Its new owners have ambitious plans for the toy store which, to its detriment, has been passed like an unwanted toy from one absentee foreign owner to another over the past 16 years.

Will it be different this time? Yes, says Darshan Mehta, the chief executive of Reliance’s upmarket fashion business, which operates stores for Burberry and Jimmy Choo in India. “We will do whatever it takes to make it [the Regent Street branch of Hamleys] the finest toy shop in the world,” he says.

Reliance does indeed have big plans for Hamleys. It is aiming to expand into major markets such the US, where the failure of Toys R Us has left children with fewer places to spend their pocket money. It has already built a successful chain of more than 100 Hamleys stores in India under a franchise deal that predated the purchase.

The Regent Street store, with its bright red colour scheme and creaking escalators, appears old-fashioned. Mehta insists it isn’t but concedes that the last serious investment took place more than 20 years ago. “That’s the difference between adult and children’s eyes … because a child is in a candy shop,” he explains. “It’s still a beautiful store and has five million customers walking in, which is a hell of a lot of footfall.”

Nevertheless, the company is working on a redesign and the urbane 58-year-old, who spends his time flitting between London, Mumbai and Delhi, promises that within two years it will be the “toy retailing reference point in the world, whatever that takes”.

The revamp, however, is not just about writing a big cheque and turning Hamleys into another London department store aimed at the wealthy. It is about introducing theatre and turning it into a store where people shop regularly.

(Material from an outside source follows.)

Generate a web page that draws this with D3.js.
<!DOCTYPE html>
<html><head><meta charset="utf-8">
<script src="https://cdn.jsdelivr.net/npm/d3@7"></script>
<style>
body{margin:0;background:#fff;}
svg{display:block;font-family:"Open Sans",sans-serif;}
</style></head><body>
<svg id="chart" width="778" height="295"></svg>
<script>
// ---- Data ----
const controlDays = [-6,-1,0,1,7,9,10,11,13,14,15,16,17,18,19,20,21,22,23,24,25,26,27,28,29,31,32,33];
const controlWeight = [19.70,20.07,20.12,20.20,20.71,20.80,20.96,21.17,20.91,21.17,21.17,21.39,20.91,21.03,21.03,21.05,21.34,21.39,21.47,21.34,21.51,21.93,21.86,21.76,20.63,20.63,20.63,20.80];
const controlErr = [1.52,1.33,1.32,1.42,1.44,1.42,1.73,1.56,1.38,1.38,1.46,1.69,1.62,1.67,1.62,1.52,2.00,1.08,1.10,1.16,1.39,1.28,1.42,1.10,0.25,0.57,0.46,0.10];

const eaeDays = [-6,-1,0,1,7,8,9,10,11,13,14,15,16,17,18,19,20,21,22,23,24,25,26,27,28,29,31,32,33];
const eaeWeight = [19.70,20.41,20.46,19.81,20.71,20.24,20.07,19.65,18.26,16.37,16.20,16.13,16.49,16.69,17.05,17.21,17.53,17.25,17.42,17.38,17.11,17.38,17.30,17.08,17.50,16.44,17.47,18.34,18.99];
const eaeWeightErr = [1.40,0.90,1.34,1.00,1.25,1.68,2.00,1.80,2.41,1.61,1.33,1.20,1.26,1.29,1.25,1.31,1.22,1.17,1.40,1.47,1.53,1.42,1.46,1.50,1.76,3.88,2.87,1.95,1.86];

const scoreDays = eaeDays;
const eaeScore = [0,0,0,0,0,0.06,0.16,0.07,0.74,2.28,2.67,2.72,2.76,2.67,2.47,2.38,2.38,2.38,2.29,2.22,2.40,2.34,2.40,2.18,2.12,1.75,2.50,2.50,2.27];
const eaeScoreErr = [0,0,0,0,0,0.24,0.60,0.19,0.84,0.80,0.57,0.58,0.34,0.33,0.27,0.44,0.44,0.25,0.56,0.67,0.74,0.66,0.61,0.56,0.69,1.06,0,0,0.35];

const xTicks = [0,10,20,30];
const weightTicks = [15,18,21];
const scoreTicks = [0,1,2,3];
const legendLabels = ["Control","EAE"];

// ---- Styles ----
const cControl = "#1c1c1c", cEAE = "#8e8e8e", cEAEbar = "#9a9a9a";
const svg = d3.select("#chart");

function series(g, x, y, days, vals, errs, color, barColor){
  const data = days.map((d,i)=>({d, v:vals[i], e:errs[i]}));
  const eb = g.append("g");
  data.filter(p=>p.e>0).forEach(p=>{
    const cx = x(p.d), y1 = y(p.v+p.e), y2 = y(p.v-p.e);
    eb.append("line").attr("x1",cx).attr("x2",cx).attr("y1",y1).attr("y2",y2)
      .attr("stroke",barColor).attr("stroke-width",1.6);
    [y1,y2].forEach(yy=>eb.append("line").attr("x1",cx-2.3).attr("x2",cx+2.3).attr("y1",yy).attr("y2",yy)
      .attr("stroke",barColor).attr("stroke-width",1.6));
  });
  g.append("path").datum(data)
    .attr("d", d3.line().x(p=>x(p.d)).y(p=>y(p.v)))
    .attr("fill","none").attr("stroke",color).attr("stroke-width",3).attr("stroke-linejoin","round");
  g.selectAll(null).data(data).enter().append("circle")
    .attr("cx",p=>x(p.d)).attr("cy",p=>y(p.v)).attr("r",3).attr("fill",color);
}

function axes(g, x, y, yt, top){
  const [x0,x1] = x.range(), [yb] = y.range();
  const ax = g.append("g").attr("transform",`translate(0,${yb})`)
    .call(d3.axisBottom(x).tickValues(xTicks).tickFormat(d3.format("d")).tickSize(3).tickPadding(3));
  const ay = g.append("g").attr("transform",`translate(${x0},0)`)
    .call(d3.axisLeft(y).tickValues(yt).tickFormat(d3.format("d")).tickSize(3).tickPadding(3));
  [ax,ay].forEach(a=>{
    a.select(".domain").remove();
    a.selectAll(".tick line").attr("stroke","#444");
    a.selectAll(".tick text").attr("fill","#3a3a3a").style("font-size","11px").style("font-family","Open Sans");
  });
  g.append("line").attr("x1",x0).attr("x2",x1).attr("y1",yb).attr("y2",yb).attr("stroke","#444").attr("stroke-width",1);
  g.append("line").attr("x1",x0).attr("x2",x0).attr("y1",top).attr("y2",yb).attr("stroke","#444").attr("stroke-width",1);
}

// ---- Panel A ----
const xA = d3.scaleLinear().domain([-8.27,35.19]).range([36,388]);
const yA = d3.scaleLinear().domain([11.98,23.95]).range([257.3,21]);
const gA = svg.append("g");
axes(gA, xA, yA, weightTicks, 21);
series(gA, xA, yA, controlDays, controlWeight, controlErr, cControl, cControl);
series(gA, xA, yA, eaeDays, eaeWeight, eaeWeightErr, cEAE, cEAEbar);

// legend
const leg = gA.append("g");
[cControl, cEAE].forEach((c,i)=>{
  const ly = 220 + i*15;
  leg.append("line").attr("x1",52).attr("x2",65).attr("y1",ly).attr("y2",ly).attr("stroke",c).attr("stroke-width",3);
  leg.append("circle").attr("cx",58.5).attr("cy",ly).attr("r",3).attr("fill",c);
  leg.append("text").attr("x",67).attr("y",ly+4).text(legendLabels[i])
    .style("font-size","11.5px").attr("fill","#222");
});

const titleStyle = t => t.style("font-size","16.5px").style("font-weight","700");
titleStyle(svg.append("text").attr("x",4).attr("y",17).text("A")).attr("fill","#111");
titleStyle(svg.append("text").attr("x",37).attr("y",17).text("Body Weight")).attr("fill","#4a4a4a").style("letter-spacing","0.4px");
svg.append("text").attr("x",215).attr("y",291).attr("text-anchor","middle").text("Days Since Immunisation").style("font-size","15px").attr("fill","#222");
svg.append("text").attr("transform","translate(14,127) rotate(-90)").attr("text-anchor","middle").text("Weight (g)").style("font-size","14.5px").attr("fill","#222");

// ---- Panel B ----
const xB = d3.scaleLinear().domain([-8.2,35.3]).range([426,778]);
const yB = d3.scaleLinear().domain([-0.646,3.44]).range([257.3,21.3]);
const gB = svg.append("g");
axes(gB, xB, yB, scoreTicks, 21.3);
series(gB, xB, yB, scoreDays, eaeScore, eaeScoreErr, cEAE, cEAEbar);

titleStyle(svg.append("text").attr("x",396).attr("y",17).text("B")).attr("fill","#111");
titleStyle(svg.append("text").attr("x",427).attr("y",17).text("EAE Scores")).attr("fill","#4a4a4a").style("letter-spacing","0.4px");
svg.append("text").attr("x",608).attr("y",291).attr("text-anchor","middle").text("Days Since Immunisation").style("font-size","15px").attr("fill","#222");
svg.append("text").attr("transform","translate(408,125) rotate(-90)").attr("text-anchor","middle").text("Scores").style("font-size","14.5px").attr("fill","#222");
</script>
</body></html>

“We’re not going to put Swarovski chandeliers in, which can cost a lot of money, because that’s not required,” he explains. “You have to be careful not to create something that is intimidating because one of the Hamleys’ secret ingredients has been that it welcomes all and sundry, from the super-rich – someone recently bought a £5,000 reindeer – to someone buying a £5 soft toy.”

The waiting crowd mainly consists of overseas tourists but on the third floor five-year-old Jake is sitting holding the reins of a life-sized sleigh pulled by two nodding reindeers. His nanny confesses the boy “knows the store very well”. In the basement “wizarding world,” which is devoted to Harry Potter, a teenage boy informs his bemused father: “I really want to get a wand but there might be something I want in the Apple store.”

Mehta says the revamped store will embrace the convergence between toys and film, be it Harry Potter, Frozen 2 or Star Wars, and provide a stage for events designed to draw people in. “The store should magically (from a child’s eyes) have a new look every three months … so it is more a design challenge than a money challenge. It is not as if, if I put the most expensive stone on the floor, which Harrods would want to do, it would make a difference [to a child].”

Today, specialists such as Hamleys, The Entertainer, Smyths and Toymaster account for a quarter of the UK’s £3.6bn toy market, with a bigger chunk of sales hoovered up by supermarkets and online firms such as Amazon. Like the rest of the high street, it has been a tough year with toy sales running down 9%, according to market research firm NPD.

Mehta says Hamleys Christmas sales are up on 2018, and does not believe that bricks and mortar retailing is doomed. “If your proposition is price as the only lever then you will lose the game,” he states. “We are not selling the cheapest toy from a box.”

The store, he says, has to be a better experience than buying on the internet “even in India, because 500 million people there have access to the internet. My own parent company has 360 million 4G subscribers.”

“As a brick and mortar retailer I have to stand up to that onslaught,” he says. “People will not remain closeted in their homes. They go out for experiences. A visit to a Hamleys store is an experience.”